Le tsunami juridique n'a pas eu lieu. Alors que la chambre sociale de la Cour de cassation était appelée hier à se prononcer sur le cas d'un cadre en forfait-jour qui réclamait le paiement d'heures supplémentaires, de nombreux experts en droit social craignaient, à cette occasion, que la haute juridiction ne remette en question la légalité du dispositif, comme le laissaient augurer plusieurs décisions du Comité européen des droits sociaux. En définitive, si la chambre sociale a donné raison au salarié, elle a précisé que sa décision «ne remet pas en cause» la validité de ce forfait qui concerne plus d'1,5 million de salariés dits «autonomes».
En cas d'invalidation, il aurait en effet fallu revoir la législation, mais aussi toutes les conventions collectives signées depuis 11 ans prévoyant le recours à ce régime qui permet de rémunérer des cadres en fonction du nombre de jours travaillés par an, sans décompte horaire hebdomadaire. Tous les employés concernés auraient également pu réclamer le paiement d'heures supplémentaires sur les cinq dernières années, le délai de prescription. Cette décision, saluée hier par le Medef, n'est toutefois pas un blanc-seing sans condition.
Les critiques du Comité européen portent sur le fait que le forfait-jour ne définit qu'un temps de repos légal (11 heures par jour et 35 heures consécutives par semaine), ce qui rendait possible une durée de travail hebdomadaire jusqu'à 78 heures, soit bien au-delà des 48 heures maximum fixées par le Code du travail et la Charte sociale européenne. L'arrêt de la chambre sociale ne prend pas directement position sur ce point. «Plutôt que d'évoquer une durée maximum, la haute juridiction a posé le débat sous l'angle de la santé et du temps de repos des salariés», souligne Jean-Emmanuel Ray, professeur de droit du travail à l'université Paris-I Sorbonne. Des aspects qui doivent être évoqués dans les accords collectifs permettant l'accès au forfait-jour.
Accord collectif impératif
L'entreprise qui employait le cadre réclamant le paiement des heures supplémentaires relevait de la métallurgie. Dès lors, «examinant l'accord de branche applicable au litige», la chambre sociale «constate qu'il contient des mesures concrètes [...] de nature à assurer le respect des règles impératives à la durée du travail et au temps de repos». Cet accord autorise le recours au forfait-jour, mais en imposant à l'employeur d'établir un document de contrôle des journées et demi-journées de travail, des temps de repos et congés ainsi que des modalités d'un suivi régulier de la charge de travail. «Le régime de forfait assorti de telles garanties est conforme» au droit français et européen, estime la Cour de cassation.

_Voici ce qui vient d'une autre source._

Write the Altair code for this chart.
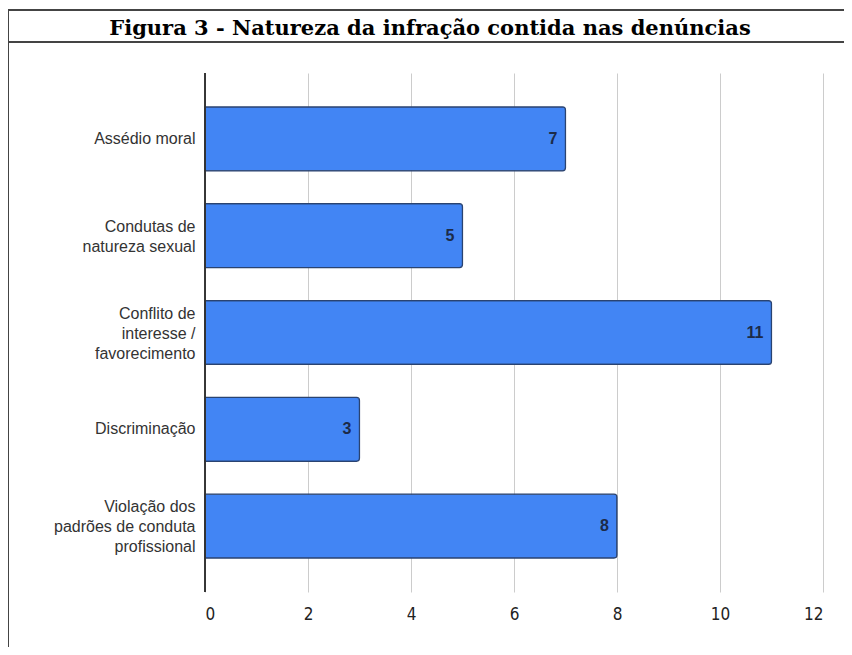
import altair as alt
import pandas as pd

title_text = "Figura 3 - Natureza da infração contida nas denúncias"
categories = [
    "Assédio moral",
    "Condutas de|natureza sexual",
    "Conflito de|interesse /|favorecimento",
    "Discriminação",
    "Violação dos|padrões de conduta|profissional",
]
values = [7, 5, 11, 3, 8]
x_ticks = [0, 2, 4, 6, 8, 10, 12]

df = pd.DataFrame({"cat": categories, "val": values})

W, H = 618, 519

base = alt.Chart(df).encode(
    y=alt.Y(
        "cat:N",
        sort=categories,
        title=None,
        scale=alt.Scale(paddingInner=0.34, paddingOuter=0.35),
        axis=alt.Axis(
            labelExpr="split(datum.label, '|')",
            labelFont="Liberation Sans",
            labelFontSize=16,
            labelColor="#333333",
            labelPadding=10,
            labelLineHeight=20,
            labelOffset={
                "condition": [
                    {"test": "length(split(datum.label, '|')) >= 3", "value": -19},
                    {"test": "length(split(datum.label, '|')) == 2", "value": -9},
                ],
                "value": 0,
            },
            ticks=False,
            domain=False,
            grid=False,
        ),
    ),
    x=alt.X(
        "val:Q",
        title=None,
        scale=alt.Scale(domain=[0, 12], nice=False),
        axis=alt.Axis(
            values=x_ticks,
            labelFont="Liberation Sans Narrow, DejaVu Sans Condensed, sans-serif",
            labelFontSize=17,
            labelColor="#222222",
            labelPadding=14,
            ticks=False,
            domain=False,
            grid=True,
            gridColor="#cccccc",
            gridWidth=1,
        ),
    ),
)

bars = base.mark_bar(
    color="#4285F4",
    stroke="#2a4370",
    strokeWidth=1.2,
    cornerRadiusTopRight=3,
    cornerRadiusBottomRight=3,
)

labels = base.mark_text(
    align="right",
    baseline="middle",
    dx=-8,
    font="Liberation Sans",
    fontWeight="bold",
    fontSize=16,
    color="#1c2b48",
).encode(text="val:Q")

zero_line = alt.Chart(df).mark_rule(color="#333333", strokeWidth=1).encode(
    x=alt.datum(0), y=alt.value(0), y2=alt.value(H)
)

frame = alt.Chart(df).mark_rect(
    fill=None, stroke="#444444", strokeWidth=2
).encode(
    x=alt.value(-197), x2=alt.value(W + 60), y=alt.value(-63), y2=alt.value(H + 100)
)

title_line = alt.Chart(df).mark_rule(color="#444444", strokeWidth=2).encode(
    x=alt.value(-197), x2=alt.value(W + 60), y=alt.value(-31)
)

title_mark = alt.Chart(pd.DataFrame({"t": [title_text]})).mark_text(
    font="DejaVu Serif",
    fontWeight="bold",
    fontSize=21,
    color="#000000",
    align="center",
    baseline="alphabetic",
).encode(text="t:N", x=alt.value(W / 2 - 84), y=alt.value(-38))

chart = (
    alt.layer(bars, labels, zero_line, frame, title_line, title_mark)
    .properties(
        width=W,
        height=H,
        padding={"left": 197, "top": 65, "right": 21, "bottom": 55},
        autosize=alt.AutoSizeParams(type="none"),
        background="white",
    )
    .configure_view(stroke=None)
)

chart.save("out.html", embed_options={"renderer": "svg", "actions": False})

Le premier message est donc à destination des branches professionnelles : «Elles vont devoir s'assurer que les accords qu'elles ont signés prévoient des garanties semblables à celles prévues dans la métallurgie pour préserver la santé des salariés et, si ce n'est pas le cas, y remédier», estime Sylvain Niel, avocat au cabinet Fidal.
Le second message est à destination des DRH. «Dans l'affaire examinée hier, la convention collective était vertueuse, mais l'entreprise ne l'était pas», poursuit Sylvain Niel. Elle n'appliquait pas les dispositions de l'accord de branche concernant le temps de repos et le suivi de la charge de travail. En conséquence, «ces défaillances de l'employeur, dès lors qu'elles privent le salarié de toute protection de sa santé, privent d'effet la convention de forfait en jours conclue avec le salarié». Et légitiment sa demande de paiement des heures supplémentaires.
Pour éviter semblable mésaventure, les entreprises vont devoir veiller à respecter les dispositions prévues par les accords de branche. Ce qui ne sera par forcément très simple à mettre en oeuvre. Au passage, relève Jean-Emmanuel Ray, «la chambre sociale rappelle qu'il faut impérativement un accord collectif pour mettre en place le forfait-jour dans une entreprise, ce qui n'est pas le cas dans de nombreuses PME où l'on estime que le forfait s'applique automatiquement aux cadres». Faute d'accord, ceux-ci sont fondés, là encore, à demander le paiement de leurs heures supplémentaires.